Followers of science fiction movies – or just Arnold Schwazeneggar fans – know that the dominant theme for devastation is when the humans give the machines control of the weapons of mass destruction. In the Terminator movies, it’s Skynet, which “saw all humans as a threat; not just the ones on the other side” and “decided our fate in a microsecond: extermination”.
In The Matrix, after the humans “blacken the sky” so the machines can’t get solar power, they turn to using humans as literal batteries. Whenever humanity gives artificial intelligence (AI) enough intelligence (or their hand on the big red launch button), the machines respond by obliterating us.
The sci-fi theory goes: having had a look at how homo sapiens treat each other and the planet, the logical conclusion is to eliminate the biggest threat to itself and the planet. For “the machines” read AI – or the worst fictional incarnation of AI as personified by the muscled-bound Schwazeneggar’s conveniently robotic acting.
Far from just being a reliable Hollywood blockbuster plot, these are very real fears now that we are at the inflexion point where AI could make those kinds of decisions.
AI company Anthropic has significant contracts with the Pentagon but had a major fallout with the US military which wanted to override its agreements on “our two narrow exceptions,” as CEO Dario Amodei calls them. Anthropic’s red lines are using AI for “mass domestic surveillance” and “fully autonomous weapons”. The Pentagon reportedly demanded that these be removed, but the well-respected Amodei held firm and refused.
The petulant response from the US Defence Department to classify Anthropic as a “supply-chain risk to national security” isn’t going to inspire much ethical behaviour in AI.
You don’t have to be a Pentagon analyst to see the problems in removing the few guardrails for a still-evolving technology. Given that just three years ago, people were happy to write off factual mistakes that ChatGPT made up as “hallucinations,” you can imagine an AI making up the missing justifications – or worse, making up the targets.
Could an AI killing system target a school instead of an army base?
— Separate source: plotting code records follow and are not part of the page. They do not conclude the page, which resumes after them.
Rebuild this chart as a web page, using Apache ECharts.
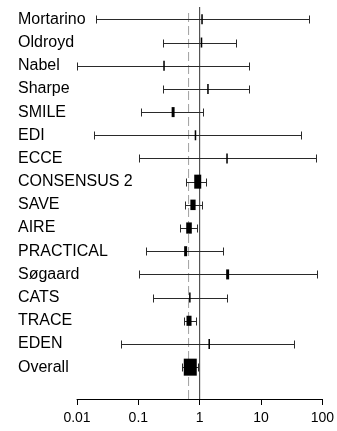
<!DOCTYPE html>
<html>
<head>
<meta charset="utf-8">
<script src="https://cdn.jsdelivr.net/npm/echarts@6/dist/echarts.min.js"></script>
<style>
html,body{margin:0;padding:0;background:#fff;}
#chart{width:337px;height:431px;}
</style>
</head>
<body>
<div id="chart"></div>
<script>
const studies = ['Mortarino','Oldroyd','Nabel','Sharpe','SMILE','EDI','ECCE','CONSENSUS 2','SAVE','AIRE','PRACTICAL','Søgaard','CATS','TRACE','EDEN','Overall'];
const estimates = [1.02, 1.0, 0.25, 1.27, 0.35, 0.8, 2.57, 0.87, 0.73, 0.63, 0.556, 2.63, 0.65, 0.63, 1.33, 0.66];
const lower = [0.02, 0.24, 0.01, 0.24, 0.105, 0.019, 0.1, 0.565, 0.535, 0.45, 0.128, 0.1, 0.164, 0.52, 0.051, 0.49];
const upper = [54, 3.6, 5.8, 5.8, 1.07, 40, 68, 1.2, 1.02, 0.86, 2.2, 72, 2.57, 0.82, 30.5, 0.87];
const weights = [1.2, 1.2, 1.2, 1.2, 4.5, 1.2, 1.2, 25, 14, 16, 4.5, 4.5, 1.2, 13, 1.2, 100];
const pooled = 0.66;
const nullValue = 1;
const tickValues = [0.01, 0.1, 1, 10, 100];

const chart = echarts.init(document.getElementById('chart'), null, {renderer: 'canvas'});
const FONT = "'Liberation Sans', Arial, Helvetica, sans-serif";
const rows = studies.map((s, i) => [lower[i], estimates[i], upper[i], i, weights[i], s === 'Overall' ? 1 : 0]);

function renderItem(params, api) {
  const lo = api.coord([api.value(0), api.value(3)]);
  const est = api.coord([api.value(1), api.value(3)]);
  const hi = api.coord([api.value(2), api.value(3)]);
  const w = api.value(4);
  const overall = api.value(5) === 1;
  const y = Math.round(lo[1]) + 0.5;
  const x1 = Math.round(lo[0]) + 0.5, x2 = Math.round(hi[0]) + 0.5;
  let bw, bh;
  if (overall) { bw = 13; bh = 17; }
  else { bw = Math.max(1.5, 1.4 * Math.sqrt(w)); bh = Math.max(10, 2.8 * Math.sqrt(w)); }
  const st = {stroke: '#2a2a2a', lineWidth: 1};
  return {
    type: 'group',
    children: [
      {type: 'line', shape: {x1: x1, y1: y, x2: x2, y2: y}, style: st},
      {type: 'line', shape: {x1: x1, y1: y - 4, x2: x1, y2: y + 4}, style: st},
      {type: 'line', shape: {x1: x2, y1: y - 4, x2: x2, y2: y + 4}, style: st},
      {type: 'rect', shape: {x: est[0] - bw / 2, y: est[1] - bh / 2, width: bw, height: bh}, style: {fill: '#000'}}
    ]
  };
}

const option = {
  animation: false,
  backgroundColor: '#fff',
  grid: [
    {left: 77, right: 11, top: 7.75, height: 371},
    {left: 77, right: 11, top: 7, height: 392}
  ],
  xAxis: [
    {gridIndex: 0, type: 'log', logBase: 10, min: 0.01, max: 100, show: false},
    {gridIndex: 1, type: 'log', logBase: 10, min: 0.01, max: 100,
     axisLine: {show: true, lineStyle: {color: '#000', width: 1}},
     axisTick: {show: true, length: 6, lineStyle: {color: '#000'}},
     minorTick: {show: false},
     splitLine: {show: false},
     axisLabel: {fontSize: 14, fontFamily: FONT, color: '#000', margin: 12,
       formatter: v => { const r = tickValues.find(t => Math.abs(Math.log10(t) - Math.log10(v)) < 1e-6); return r !== undefined ? String(r) : ''; }}
    }
  ],
  yAxis: [
    {gridIndex: 0, type: 'category', data: studies, inverse: true,
     axisLine: {show: false}, axisTick: {show: false}, splitLine: {show: false},
     axisLabel: {align: 'left', margin: 59, fontSize: 16, fontFamily: FONT, color: '#000'}},
    {gridIndex: 1, type: 'value', min: 0, max: 1, show: false}
  ],
  series: [
    {type: 'line', xAxisIndex: 1, yAxisIndex: 1, data: [[nullValue, 0], [nullValue, 1]], symbol: 'none',
     lineStyle: {color: '#333', width: 1}, z: 1},
    {type: 'line', xAxisIndex: 1, yAxisIndex: 1, data: [[pooled, 0], [pooled, 0.992]], symbol: 'none',
     lineStyle: {color: '#a0a0a0', width: 1, type: [9, 4]}, z: 1},
    {type: 'custom', xAxisIndex: 0, yAxisIndex: 0, data: rows, renderItem: renderItem,
     encode: {x: [0, 1, 2], y: 3}, z: 5}
  ]
};
chart.setOption(option);
</script>
</body>
</html>
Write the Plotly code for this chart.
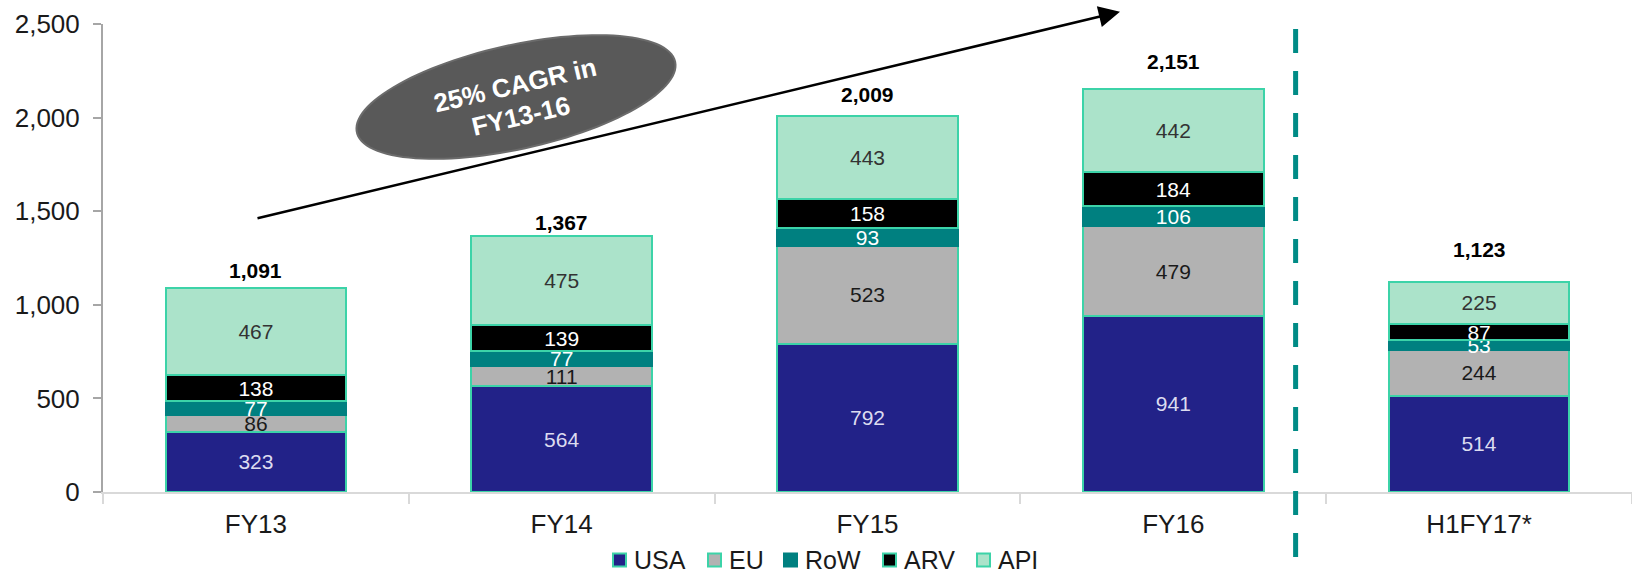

What happens if the ordinance from the army base strike also destroys a nearby school filled with children, which is one interpretation of such a school being devastated in Tehran this month?
That was a human-controlled strike, and it still resulted in hundreds of kids dying. The latest news was that the strike used outdated targeting information. If AI made the call to launch that missile – instead of a human – it would be even more of a disaster.
You see the ethical and moral quagmire that this becomes – bad enough as it is that an army base is near a school.
No wonder the dystopian vision of Terminator or The Matrix echoes so clearly with us. We’ve been exposed to the potential of AI autonomous-killing-machines because we’ve lived through centuries of human-killing machines. Humanity doesn’t need any help killing each other. We have only gotten more efficient at killing more and more people. Now us fallible humans, want to empower an already fallible AI system to take the decision to take a human life….
What could go wrong?
Anthropic employs the two guardrails that the Department of Defence wants removed for good reason. While Amodei says his firm supports AI for lawful foreign intelligence and counterintelligence missions, “using these systems for mass domestic surveillance is incompatible with democratic values.” He adds, quite rightly: “AI-driven mass surveillance presents serious, novel risks to our fundamental liberties”.
Despite the use of partially autonomous weapons, like those used in Ukraine, being “vital to the defence of democracy”, he warns that “today frontier AI systems are simply not reliable enough to power fully autonomous weapons”.
These are really good points, one would think, given the lethality of today’s crop of deadly missiles and drones. They seem like totally necessary guardrails. They are so important that Anthropic held its line, but the Pentagon’s overzealous response makes you genuinely worry. This is the nightmare scenario we’ve been warned about for years.
Navigating these necessary ethical and legal concerns should not be as hard as trying to get through the Strait of Hormuz – which is now effectively shut, stopping over a quarter of all oil exports in the world. Isn’t it amazing how the adages of “position, position, position” and “he who holds the high ground, wins the battle” still apply in this digital age?
The surge in the oil price, and more importantly in liquified natural gas, has stunned the world economy. Suddenly, the massive amounts of power needed for mammoth datacentres to run the American AI firms’ operations seem like a frivolous use of now scarcer energy.
Imagine the sci-fi scenario where “the machines” achieved enough sentience to realise that AI’s rampant need for energy might be threatened by humanity’s own energy requirements. You don’t have to be a Hollywood screenwriter to envisage a movie where ChatGPT, Claude, and Gemini wiped out humans because of a fight over scarce resources….
The unfortunate reality is that the much-hyped, much-delayed moment has arrived where AI is being handed the keys to the guns. What could go wrong?